**GOAL**
Retype word for word the first line of the listing and each line after it up to the line with "XAxis, YAxis, LabelList", with the pictures taken out.

═════ RAW DATA

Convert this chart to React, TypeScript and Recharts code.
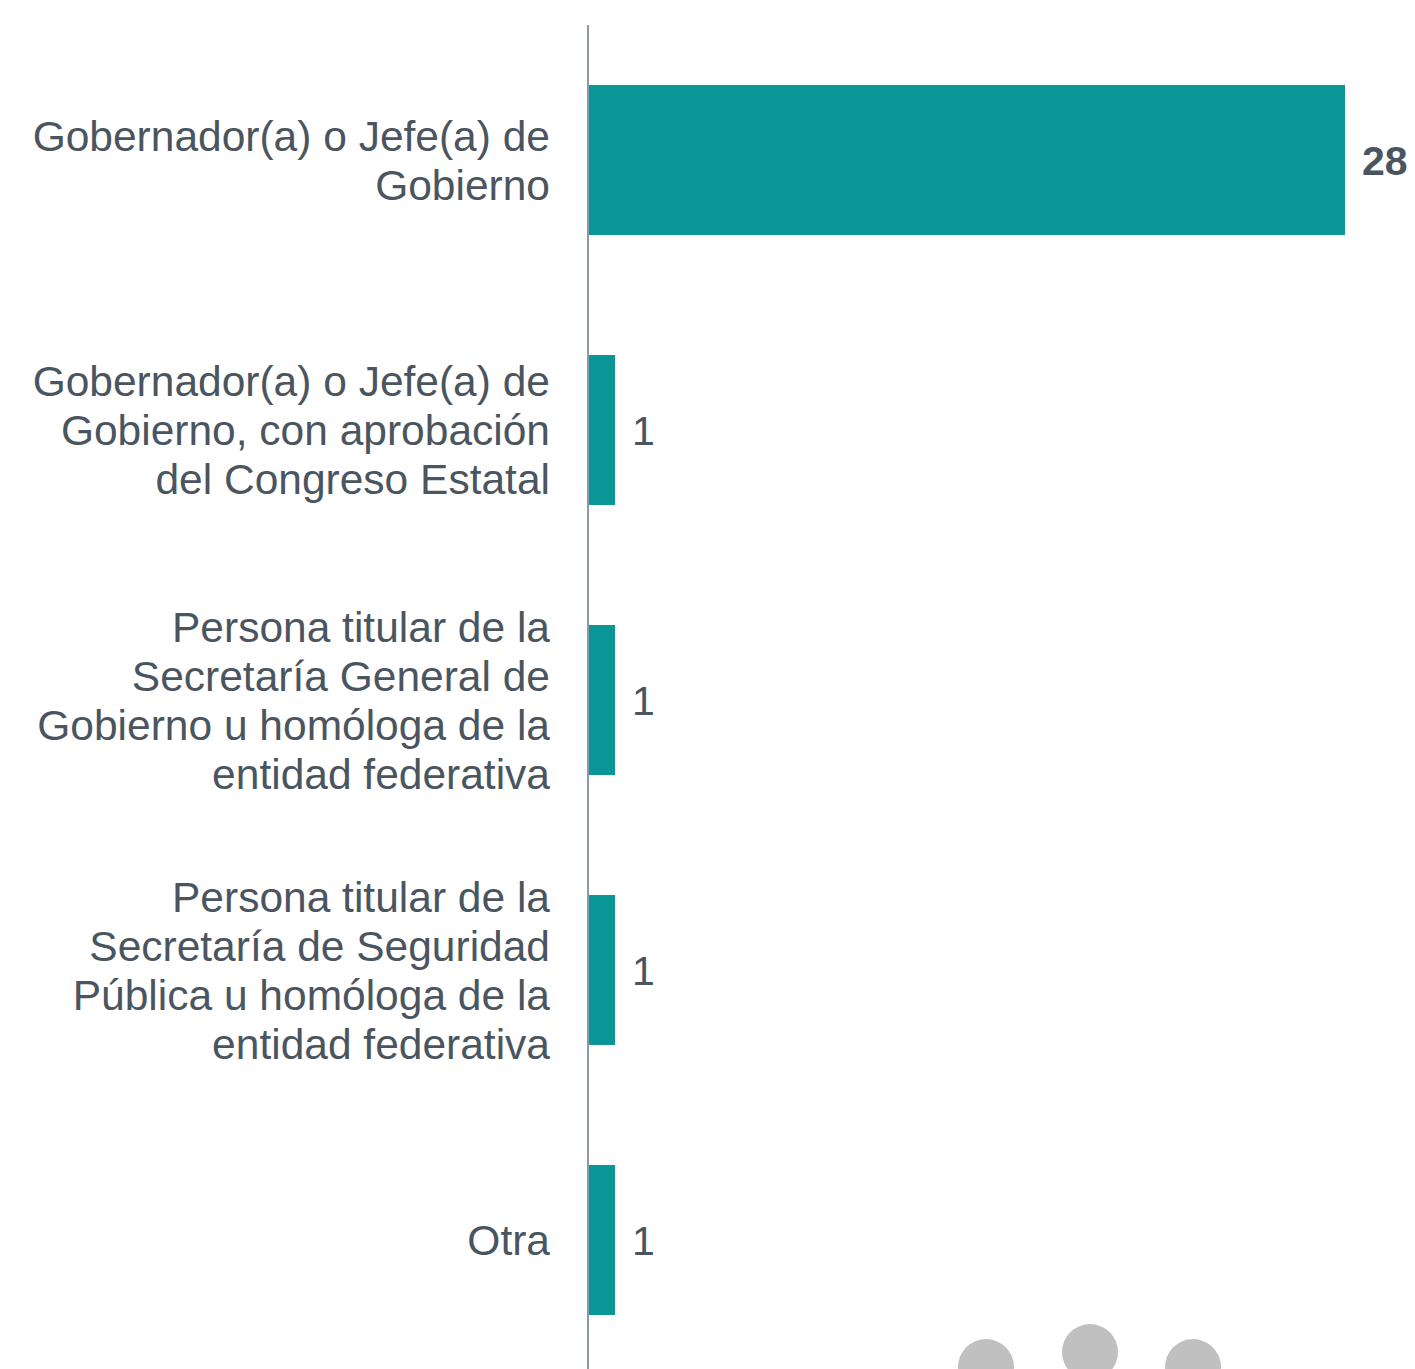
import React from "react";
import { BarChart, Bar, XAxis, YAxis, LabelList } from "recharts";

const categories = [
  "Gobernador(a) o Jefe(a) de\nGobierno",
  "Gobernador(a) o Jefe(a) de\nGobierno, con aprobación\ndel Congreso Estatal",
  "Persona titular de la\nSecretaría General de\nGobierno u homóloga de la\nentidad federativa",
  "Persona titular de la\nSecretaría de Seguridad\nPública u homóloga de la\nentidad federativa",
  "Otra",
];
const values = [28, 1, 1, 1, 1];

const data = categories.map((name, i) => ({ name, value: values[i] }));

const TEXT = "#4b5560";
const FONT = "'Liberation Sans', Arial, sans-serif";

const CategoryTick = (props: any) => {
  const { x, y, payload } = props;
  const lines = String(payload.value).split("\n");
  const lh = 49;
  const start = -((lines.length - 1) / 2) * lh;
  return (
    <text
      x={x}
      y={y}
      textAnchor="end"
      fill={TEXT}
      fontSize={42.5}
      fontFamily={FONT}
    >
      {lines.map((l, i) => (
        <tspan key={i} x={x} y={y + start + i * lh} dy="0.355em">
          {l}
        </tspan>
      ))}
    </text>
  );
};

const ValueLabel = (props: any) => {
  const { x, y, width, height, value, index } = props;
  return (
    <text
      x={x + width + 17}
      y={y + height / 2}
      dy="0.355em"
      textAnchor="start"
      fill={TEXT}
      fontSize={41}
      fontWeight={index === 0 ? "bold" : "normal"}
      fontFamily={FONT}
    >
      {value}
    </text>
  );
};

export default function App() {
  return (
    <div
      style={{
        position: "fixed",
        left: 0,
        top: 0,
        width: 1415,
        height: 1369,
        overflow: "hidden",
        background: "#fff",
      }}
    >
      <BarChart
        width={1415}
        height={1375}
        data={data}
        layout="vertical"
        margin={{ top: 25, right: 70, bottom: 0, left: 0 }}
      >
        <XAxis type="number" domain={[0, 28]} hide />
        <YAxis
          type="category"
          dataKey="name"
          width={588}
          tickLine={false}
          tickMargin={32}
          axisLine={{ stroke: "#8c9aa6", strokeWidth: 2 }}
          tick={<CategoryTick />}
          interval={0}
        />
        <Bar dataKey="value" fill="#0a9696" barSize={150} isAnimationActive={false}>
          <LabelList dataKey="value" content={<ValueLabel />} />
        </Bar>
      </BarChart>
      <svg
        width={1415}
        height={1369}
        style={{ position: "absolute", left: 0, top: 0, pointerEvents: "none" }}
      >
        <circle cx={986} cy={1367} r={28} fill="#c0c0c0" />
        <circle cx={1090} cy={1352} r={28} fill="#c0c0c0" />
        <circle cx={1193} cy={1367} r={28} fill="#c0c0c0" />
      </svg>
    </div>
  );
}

══════════

**TASK SOLUTION**
Convert this chart to React, TypeScript and Recharts code.
import React from "react";
import { BarChart, Bar, XAxis, YAxis, LabelList } from "recharts";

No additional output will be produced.